Sudan rebels say government broke truce
KHARTOUM, Sudan (Reuters) -- Rebels in western Sudan accused the government Saturday of violating a truce with airstrikes and militia raids that killed 30 people, mostly civilians.
The government said it knew nothing of the attacks in the arid Darfur area, where the rebels of the Sudan Liberation Movement/Army (SLM/A) emerged as a fighting force in February, saying Khartoum had marginalized the impoverished region.
"It's been very bad. Attacks by government militias and the air raid have killed 30 people and lots of livestock," SLM/A Secretary-General Minni Arcua Minnawi told Reuters by phone from western Sudan.

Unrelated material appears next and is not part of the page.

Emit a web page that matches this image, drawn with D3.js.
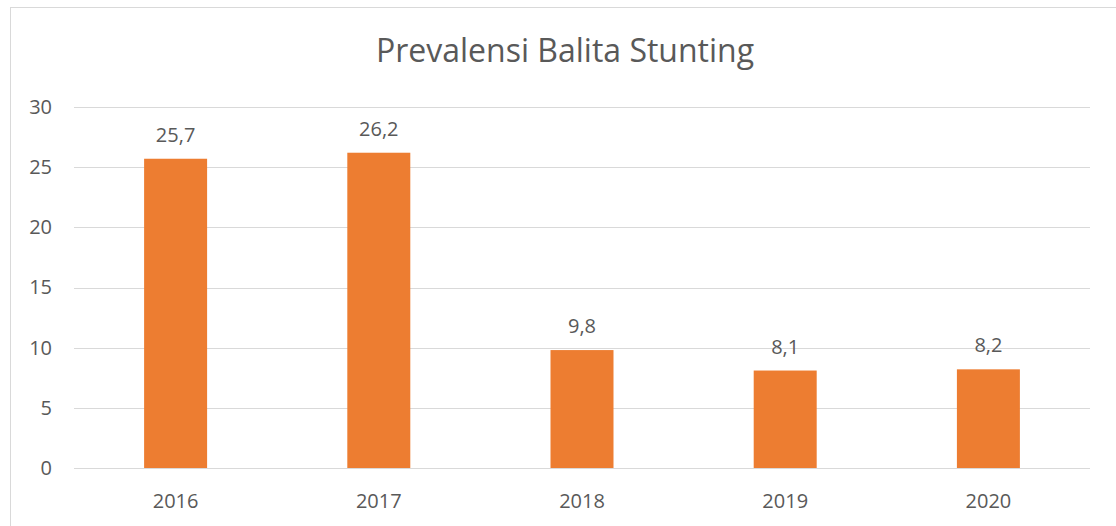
<!DOCTYPE html>
<html>
<head>
<meta charset="utf-8">
<script src="https://cdn.jsdelivr.net/npm/d3@7"></script>
<style>
  body { margin: 0; background: #fff; }
  text { font-family: "Open Sans", sans-serif; fill: #595959; }
</style>
</head>
<body>
<svg id="chart"></svg>
<script>
// chart data
const years = ["2016", "2017", "2018", "2019", "2020"];
const values = [25.7, 26.2, 9.8, 8.1, 8.2];
const yTicks = [0, 5, 10, 15, 20, 25, 30];
const title = "Prevalensi Balita Stunting";

let width = 1116;
let height = 526;
let margin = { left: 74, right: 26, top: 107, bottom: 58 };

let svg = d3.select("#chart").attr("width", width).attr("height", height);

// outer chart frame
svg.append("rect")
    .attr("x", 10.5).attr("y", 7.5)
    .attr("width", width + 20).attr("height", height + 20)
    .attr("fill", "none")
    .attr("stroke", "#d9d9d9");

let xScale = d3.scaleBand()
    .domain(years)
    .range([margin.left, width - margin.right])
    .paddingInner(0.69)
    .paddingOuter(0.345);

let yScale = d3.scaleLinear()
    .domain([0, 30])
    .range([height - margin.bottom, margin.top]);

// gridlines
svg.append("g")
    .selectAll("line")
    .data(yTicks)
    .enter()
    .append("line")
    .attr("x1", margin.left)
    .attr("x2", width - margin.right)
    .attr("y1", d => Math.round(yScale(d)) + 0.5)
    .attr("y2", d => Math.round(yScale(d)) + 0.5)
    .attr("stroke", "#d9d9d9")
    .attr("stroke-width", 1);

// y axis labels
let yAxis = d3.axisLeft(yScale).tickValues(yTicks).tickSize(0).tickPadding(22);
let yG = svg.append("g")
    .attr("transform", `translate(${margin.left}, 0)`)
    .call(yAxis);
yG.select(".domain").remove();
yG.selectAll("text").attr("font-size", 20).attr("font-family", null).style("fill", "#595959");

// x axis labels
let xAxis = d3.axisBottom(xScale).tickSize(0).tickPadding(0);
let xG = svg.append("g")
    .attr("transform", `translate(0, ${height - margin.bottom})`)
    .call(xAxis);
xG.select(".domain").remove();
xG.selectAll("text")
    .attr("dy", null)
    .attr("y", 40)
    .attr("font-size", 20)
    .attr("font-family", null)
    .style("fill", "#595959");

// bars
svg.append("g")
    .selectAll("rect")
    .data(values)
    .enter()
    .append("rect")
    .attr("x", (d, i) => xScale(years[i]))
    .attr("width", xScale.bandwidth())
    .attr("y", d => yScale(d))
    .attr("height", d => yScale(0) - yScale(d))
    .attr("fill", "#ed7d31");

// value labels
svg.append("g")
    .selectAll("text")
    .data(values)
    .enter()
    .append("text")
    .attr("x", (d, i) => xScale(years[i]) + xScale.bandwidth() / 2)
    .attr("y", d => yScale(d) - 17)
    .attr("text-anchor", "middle")
    .attr("font-size", 20)
    .text(d => d.toString().replace(".", ","));

// title
svg.append("text")
    .attr("x", 565)
    .attr("y", 62)
    .attr("text-anchor", "middle")
    .attr("font-size", 32)
    .text(title);
</script>
</body>
</html>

Minnawi said 24 of the dead were civilians and the rest rebel fighters. He said the attacks had started on Thursday and continued into Saturday in the west of Northern Darfur state, about 850 kilometers (530 miles) west of the capital, Khartoum.
"They used an Antonov airplane to bomb civilians areas today (Saturday)," he said.
In Khartoum, Internal Affairs Minister Major General Abdel Rahim Mohamed Hussein said he had not heard of any attacks in the area.
The two sides signed a truce in September and agreed to extend it in November. The rebels have in the past accused the government and what it calls pro-government militias of violating the ceasefire.
Khartoum is in separate talks with another rebel group to end a 20-year-old civil war in the south of the country, the largest of Africa.